B&G Foods modifies dividend payout structure of income securities

By Paul A. Harris

St. Louis, Oct. 6 - B&G Foods Holdings Corp. announced changes in the dividend-payment structure of its approximately 20.8 million of Enhanced Income Securities (EIS) now in the market in a move that appears to cushion the company as well as investors in its new income securities.

A key provision specifies a $6 million cash holdback requirement that must be met before dividends can be paid to holders of the company's class B shares, which are not part of the EIS deal.

The move serves to subordinate the class B shares relative the rest of the company's capital structure, a source close to the deal told Prospect News.

The modifications appeared in an amended S-1 document that the company filed with the U.S. Securities and Exchange Commission on Tuesday.

The EIS are comprised of 20.8 million shares of class A common stock and senior subordinated notes due 2016.

In addition to the cash flow holdback the new structure specifies that dividend payouts to holders of class A shares must be subtracted from "available cash," before the dividend payments to class B shareholders are calculated.

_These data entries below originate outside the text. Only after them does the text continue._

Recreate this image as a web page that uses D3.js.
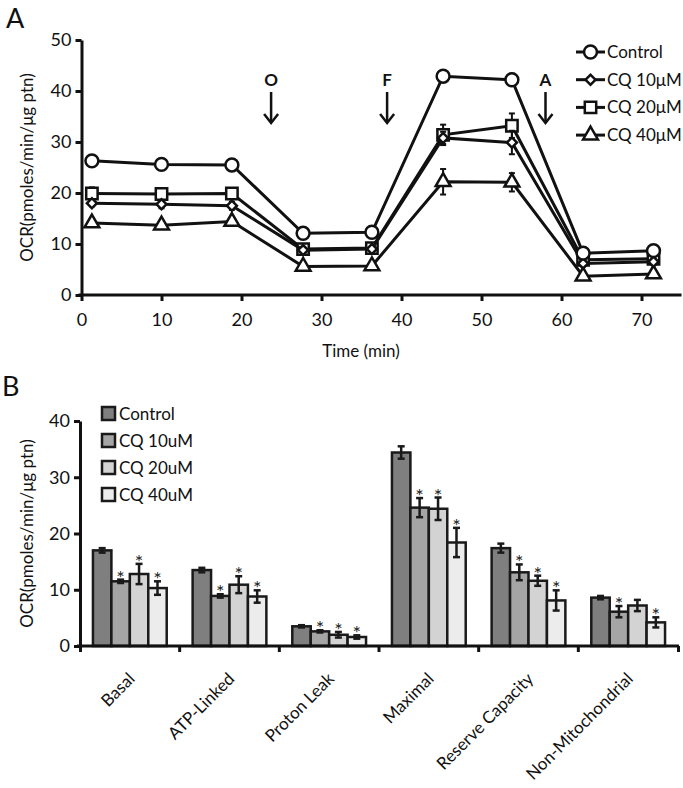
<!DOCTYPE html>
<html>
<head>
<meta charset="utf-8">
<script src="https://cdn.jsdelivr.net/npm/d3@7"></script>
<style>
  body { margin: 0; background: #fff; }
  svg text { font-family: Lato, "Open Sans", sans-serif; fill: #111; }
</style>
</head>
<body>
<svg id="chart" width="683" height="788"></svg>
<script>
// ---- panel A data ----
const times = [1.3, 10, 18.8, 27.7, 36.3, 45.2, 53.8, 62.7, 71.5]
const seriesNames = ['Control', 'CQ 10\u03bcM', 'CQ 20\u03bcM', 'CQ 40\u03bcM']
const controlOCR = [26.3, 25.6, 25.5, 12.1, 12.3, 42.9, 42.2, 8.2, 8.7]
const cq10OCR = [18.0, 17.8, 17.5, 8.8, 9.0, 30.8, 29.9, 6.2, 6.5]
const cq20OCR = [19.9, 19.8, 19.9, 9.0, 9.2, 31.4, 33.2, 6.9, 7.1]
const cq40OCR = [14.1, 13.7, 14.4, 5.6, 5.7, 22.2, 22.1, 3.7, 4.1]
const controlErr = [0.5, 0.4, 0.4, 0.3, 0.3, 0.8, 1.2, 0.3, 0.3]
const cq10Err = [0.6, 0.8, 0.8, 0.3, 0.3, 1.2, 2.3, 0.3, 0.3]
const cq20Err = [1.2, 1.0, 1.0, 0.4, 0.4, 2.0, 2.4, 0.4, 0.4]
const cq40Err = [0.5, 0.5, 0.5, 0.3, 0.3, 2.5, 1.8, 0.3, 0.3]
const injections = [{label: 'O', t: 23.7}, {label: 'F', t: 38.2}, {label: 'A', t: 58}]

// ---- panel B data ----
const categories = ['Basal', 'ATP-Linked', 'Proton Leak', 'Maximal', 'Reserve Capacity', 'Non-Mitochondrial']
const groupNames = ['Control', 'CQ 10uM', 'CQ 20uM', 'CQ 40uM']
const controlBar = [17.0, 13.5, 3.5, 34.4, 17.4, 8.6]
const cq10Bar = [11.5, 8.9, 2.6, 24.6, 13.1, 6.1]
const cq20Bar = [12.8, 10.9, 2.0, 24.4, 11.6, 7.2]
const cq40Bar = [10.3, 8.8, 1.6, 18.4, 8.1, 4.2]
const controlBarErr = [0.4, 0.4, 0.2, 1.1, 0.8, 0.3]
const cq10BarErr = [0.3, 0.3, 0.2, 1.7, 1.4, 1.0]
const cq20BarErr = [1.8, 1.5, 0.5, 2.0, 0.9, 1.0]
const cq40BarErr = [1.2, 1.1, 0.3, 2.6, 1.8, 0.9]
const starred = [[0, 1, 1, 1], [0, 1, 1, 1], [0, 1, 1, 1], [0, 1, 1, 1], [0, 1, 1, 1], [0, 1, 0, 1]]
const barColors = ['#7f7f7f', '#a5a5a5', '#d3d3d3', '#ececec']

const svg = d3.select('#chart')

// ================= Panel A =================
const xA = d3.scaleLinear().domain([0, 75]).range([81.5, 681.5])
const yA = d3.scaleLinear().domain([0, 50]).range([295, 40])

const gA = svg.append('g')

gA.append('text').attr('x', 6).attr('y', 28).attr('font-size', 27).text('A')

const axA_y = gA.append('g').attr('transform', `translate(${xA(0)},0)`)
  .call(d3.axisLeft(yA).tickValues([0, 10, 20, 30, 40, 50]).tickSize(6).tickSizeOuter(0))
const axA_x = gA.append('g').attr('transform', `translate(0,${yA(0)})`)
  .call(d3.axisBottom(xA).tickValues([0, 10, 20, 30, 40, 50, 60, 70]).tickSize(6).tickSizeOuter(0))
;[axA_y, axA_x].forEach(a => {
  a.select('.domain').attr('stroke', '#111').attr('stroke-width', 3)
  a.selectAll('.tick line').attr('stroke', '#111').attr('stroke-width', 3)
  a.selectAll('.tick text').attr('font-size', 18).attr('font-family', 'Lato, sans-serif')
})
axA_y.selectAll('.tick text').attr('x', -10)
axA_x.selectAll('.tick text').attr('y', 18)
axA_x.select('.domain').attr('d', `M${xA(0) - 3},0H${xA(75)}`)

gA.append('text').attr('x', 361).attr('y', 357).attr('text-anchor', 'middle')
  .attr('font-size', 17).text('Time (min)')
gA.append('text').attr('transform', `translate(33,${(yA(0) + yA(50)) / 2}) rotate(-90)`)
  .attr('text-anchor', 'middle').attr('font-size', 17).text('OCR(pmoles/min/\u03bcg ptn)')

// injection arrows
injections.forEach(d => {
  const x = xA(d.t)
  gA.append('text').attr('x', x).attr('y', 86).attr('text-anchor', 'middle')
    .attr('font-size', 17).attr('font-weight', 'bold').text(d.label)
  gA.append('line').attr('x1', x).attr('x2', x).attr('y1', 92).attr('y2', 122)
    .attr('stroke', '#111').attr('stroke-width', 2.5)
  gA.append('path').attr('d', `M${x - 7},${114}L${x},${123}L${x + 7},${114}`)
    .attr('fill', 'none').attr('stroke', '#111').attr('stroke-width', 2.5)
})

const seriesA = [
  {name: seriesNames[0], vals: controlOCR, err: controlErr, sym: d3.symbolCircle, size: 130, rot: 0},
  {name: seriesNames[1], vals: cq10OCR, err: cq10Err, sym: d3.symbolSquare, size: 50, rot: 45},
  {name: seriesNames[2], vals: cq20OCR, err: cq20Err, sym: d3.symbolSquare, size: 130, rot: 0},
  {name: seriesNames[3], vals: cq40OCR, err: cq40Err, sym: d3.symbolTriangle, size: 95, rot: 0}
]

const line = d3.line().x((d, i) => xA(times[i])).y(d => yA(d))

// draw in reverse so control sits on top
seriesA.slice().reverse().forEach(s => {
  const g = gA.append('g')
  s.vals.forEach((v, i) => {
    const x = xA(times[i])
    g.append('line').attr('x1', x).attr('x2', x).attr('y1', yA(v - s.err[i])).attr('y2', yA(v + s.err[i]))
      .attr('stroke', '#111').attr('stroke-width', 2)
    ;[v - s.err[i], v + s.err[i]].forEach(e => {
      g.append('line').attr('x1', x - 3).attr('x2', x + 3).attr('y1', yA(e)).attr('y2', yA(e))
        .attr('stroke', '#111').attr('stroke-width', 2)
    })
  })
  g.append('path').datum(s.vals).attr('d', line).attr('fill', 'none')
    .attr('stroke', '#111').attr('stroke-width', 3)
  g.selectAll('.m').data(s.vals).join('path')
    .attr('transform', (d, i) => `translate(${xA(times[i])},${yA(d)}) rotate(${s.rot})`)
    .attr('d', d3.symbol().type(s.sym).size(s.size))
    .attr('fill', '#fff').attr('stroke', '#111').attr('stroke-width', 2.5)
})

// legend A
const legA = gA.append('g')
seriesA.forEach((s, i) => {
  const y = 52 + i * 27.7
  legA.append('line').attr('x1', 576).attr('x2', 605).attr('y1', y).attr('y2', y)
    .attr('stroke', '#111').attr('stroke-width', 3)
  legA.append('path').attr('transform', `translate(590.5,${y}) rotate(${s.rot})`)
    .attr('d', d3.symbol().type(s.sym).size(s.size))
    .attr('fill', '#fff').attr('stroke', '#111').attr('stroke-width', 2.5)
  legA.append('text').attr('x', 607).attr('y', y + 6).attr('font-size', 17).text(s.name)
})

// ================= Panel B =================
const xB = d3.scaleBand().domain(categories).range([80, 678]).paddingInner(0.26).paddingOuter(0.13)
const xSub = d3.scaleBand().domain(groupNames).range([0, xB.bandwidth()])
const yB = d3.scaleLinear().domain([0, 40]).range([646, 421])

const gB = svg.append('g')
gB.append('text').attr('x', 2).attr('y', 396).attr('font-size', 27).text('B')

const barVals = [controlBar, cq10Bar, cq20Bar, cq40Bar]
const barErrs = [controlBarErr, cq10BarErr, cq20BarErr, cq40BarErr]
const starG = gB.append('g').attr('opacity', 0.99)

categories.forEach((c, ci) => {
  groupNames.forEach((gname, gi) => {
    const v = barVals[gi][ci], e = barErrs[gi][ci]
    const x0 = xB(c) + xSub(gname)
    const w = xSub.bandwidth()
    gB.append('rect').attr('x', x0).attr('y', yB(v)).attr('width', w).attr('height', yB(0) - yB(v))
      .attr('fill', barColors[gi]).attr('stroke', '#1a1a1a').attr('stroke-width', 2.5)
    const cx = x0 + w / 2
    gB.append('line').attr('x1', cx).attr('x2', cx).attr('y1', yB(v - e)).attr('y2', yB(v + e))
      .attr('stroke', '#1a1a1a').attr('stroke-width', 2.5)
    ;[v - e, v + e].forEach(ev => {
      gB.append('line').attr('x1', cx - 3.5).attr('x2', cx + 3.5).attr('y1', yB(ev)).attr('y2', yB(ev))
        .attr('stroke', '#1a1a1a').attr('stroke-width', 2.5)
    })
    if (starred[ci][gi]) {
      starG.append('text').attr('x', cx).attr('y', yB(v + e) + 5).attr('text-anchor', 'middle')
        .attr('font-family', 'DejaVu Sans, sans-serif').attr('font-size', 20)
        .style('fill', '#222').text('*')
    }
  })
})

const axB_y = gB.append('g').attr('transform', 'translate(80,0)')
  .call(d3.axisLeft(yB).tickValues([0, 10, 20, 30, 40]).tickSize(6).tickSizeOuter(0))
const axB_x = gB.append('g').attr('transform', `translate(0,${yB(0)})`)
  .call(d3.axisBottom(xB).tickSize(0).tickFormat(''))
;[axB_y, axB_x].forEach(a => {
  a.select('.domain').attr('stroke', '#111').attr('stroke-width', 3)
  a.selectAll('.tick line').attr('stroke', '#111').attr('stroke-width', 3)
  a.selectAll('.tick text').attr('font-size', 18).attr('font-family', 'Lato, sans-serif')
})
axB_y.selectAll('.tick text').attr('x', -10)
axB_x.select('.domain').attr('d', 'M77,0H679')
// category boundary ticks
const bounds = categories.map(c => xB(c) - xB.step() * xB.paddingInner() / 2)
bounds.push(678.5)
bounds[0] = 80.5
axB_x.selectAll('.bt').data(bounds).join('line')
  .attr('x1', d => d).attr('x2', d => d).attr('y1', 0).attr('y2', 6)
  .attr('stroke', '#111').attr('stroke-width', 3)

// category labels
categories.forEach(c => {
  const cx = xB(c) + xB.bandwidth() / 2 + 6
  gB.append('text').attr('transform', `translate(${cx},${680}) rotate(-45)`)
    .attr('text-anchor', 'end').attr('font-size', 17).text(c)
})

gB.append('text').attr('transform', `translate(33,${(yB(0) + yB(40)) / 2}) rotate(-90)`)
  .attr('text-anchor', 'middle').attr('font-size', 17).text('OCR(pmoles/min/\u03bcg ptn)')

// legend B
groupNames.forEach((n, i) => {
  const y = 414 + i * 27
  gB.append('rect').attr('x', 102).attr('y', y - 7).attr('width', 13).attr('height', 13)
    .attr('fill', barColors[i]).attr('stroke', '#1a1a1a').attr('stroke-width', 2.5)
  gB.append('text').attr('x', 119).attr('y', y + 6).attr('font-size', 17).text(n)
})
</script>
</body>
</html>
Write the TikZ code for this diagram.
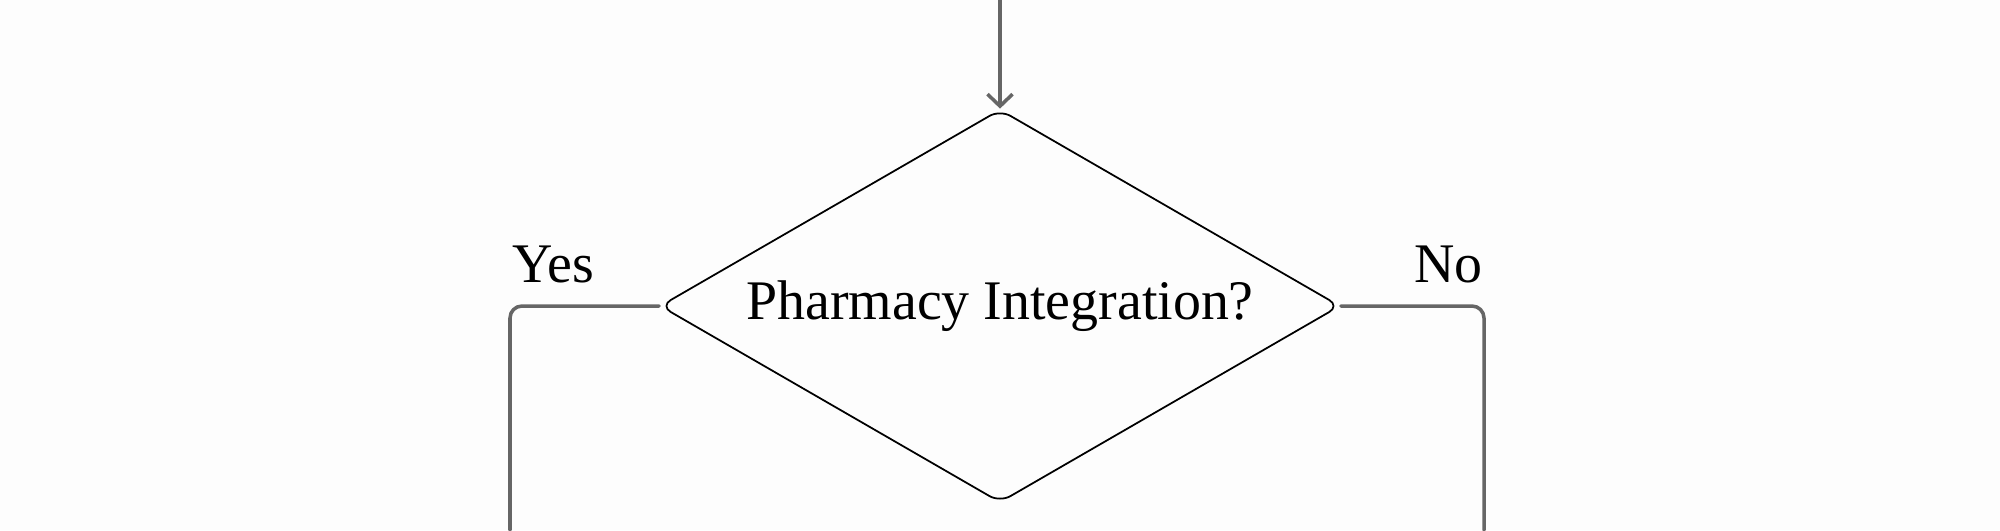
\documentclass[tikz,border=0pt]{standalone}
\usepackage{fontspec}
\setmainfont{Liberation Serif}
\usetikzlibrary{shapes.geometric,arrows.meta}
\definecolor{bgwhite}{RGB}{253,253,253}
\definecolor{flowgray}{RGB}{102,102,102}
\begin{document}
\begin{tikzpicture}[font=\fontsize{15.9}{19}\selectfont, line join=round, line cap=round,
        >={Straight Barb[length=1.2mm,width=2.5mm]},
        decision/.style={diamond, draw=black, line width=0.5pt, rounded corners=1.2mm,
            shape aspect=1.74, minimum width=6.8cm, minimum height=3.93cm, inner sep=0pt},
        flow/.style={draw=flowgray, line width=1pt, rounded corners=1.2mm},
        answer/.style={inner sep=0pt}]
            \def\xmin{0} \def\xmax{20}
            \def\ymin{0} \def\ymax{5.3}
            \fill[bgwhite] (\xmin,\ymin) rectangle (\xmax,\ymax);
            \useasboundingbox (\xmin,\ymin) rectangle (\xmax,\ymax);
            \node[decision] (pharm) at (10,2.24) {Pharmacy Integration?};
            \coordinate (entry) at (10,\ymax);
            \coordinate (yesend) at (5.10,\ymin);
            \coordinate (noend) at (14.84,\ymin);
            \draw[flow,->] (entry) -- (pharm.north);
            \draw[flow] (pharm.west) -| (yesend);
            \draw[flow] (pharm.east) -| (noend);
            \node[answer,anchor=base west] (yes) at (5.12,2.48) {Yes};
            \node[answer,anchor=base east] (no) at (14.83,2.48) {No};
        \end{tikzpicture}
\end{document}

The filing further specifies that in order to make full dividend payments to class B shareholders the company's EBITDA for the 12 months ending Dec. 31, 2005 would need to be at least $78.9 million. "We expect our EBITDA for the twelve months ended Dec. 31, 2005 will be less than that amount and consequently we do not expect to pay class B dividends at the maximum permitted amount," the company stated in the filing.

RBC Capital Markets, Credit Suisse First Boston and Merrill Lynch & Co. are the bookrunners for the EIS deal.

B&G Foods, a Parsippany, N.J.-based food company, is also in the market with a separate $200 million offering of seven-year senior notes (B2/B) via Lehman Brothers. Price talk is 8% to 8¼%.

The offering is coming concurrently with the EIS issue, and pricing of the bond deal is contingent upon the successful completion of the EIS transaction.

Both deals could price as early as Wednesday night, according to an informed source. However, the source added, the transaction is more likely to occur later in the week.